De acordo com o especialista, para o Brasil, a bioeconomia é fundamental como uma estratégia de desenvolvimento econômico. Um estudo recente produzido pela ICC Brasil, SystemIQ e MMA apontou que o modelo pode gerar entre US$ 100 e 140 bilhões ao PIB brasileiro em 2032. A título de comparação, isso seria o equivalente a 2 ou 3 Zonas Franca de Manaus em resultado.
Paralelamente à bioeconomia, existe também a sociobioeconomia, da qual Dona Nena é um exemplo. "A sociobioeconomia foca nos produtos, bens e serviços que promovam a inclusão social e econômica de povos indígenas, povos e comunidades tradicionais e agricultores familiares", exemplifica.
Storch explica que a bioeconomia é uma estratégia fundamental para gerar renda justa para as comunidades da Amazônia. Entre os exemplos destacados pelo especialista estão a COOPERACRE e a Belterra Agroflorestas.
Enquanto a primeira beneficia direta e indiretamente mais de 20 mil pessoas no Acre através da venda de castanha-do-Brasil, a segunda recupera áreas degradadas com sistemas agroflorestais. O manejo sustentável do pirarucu é outro exemplo celebrado, pois tem agregado valor de mercado tanto para a carne do peixe como para seu couro.
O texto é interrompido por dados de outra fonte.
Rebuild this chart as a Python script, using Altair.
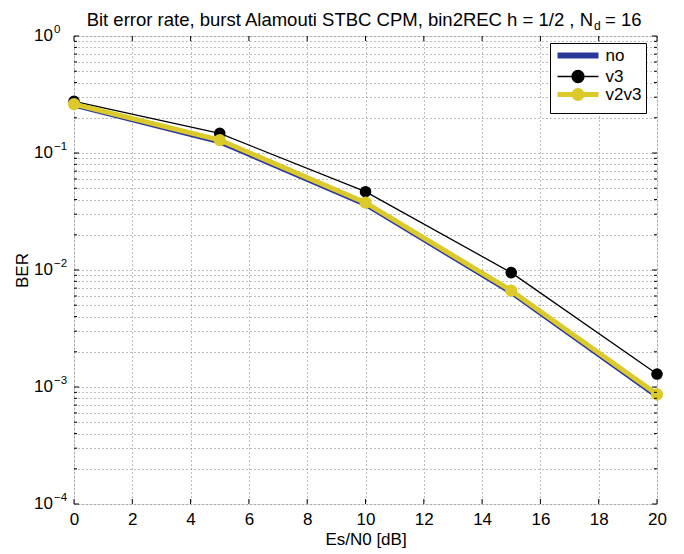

"O governo tem um papel fundamental de criar incentivos positivos para a bioeconomia e de colocar recursos financeiros que reduzem a percepção de riscos, por exemplo, via BNDES e compras públicas. Por outro lado, a bioeconomia só atinge seu potencial com a forte participação da iniciativa privada. Ela precisa investir em produção/beneficiamento, inovação (biotecnologia, química verde), contratos justos com comunidades, rastreabilidade e compromissos de demanda --frequentemente alavancados por capital concessionário e blended finance público", conclui Storch.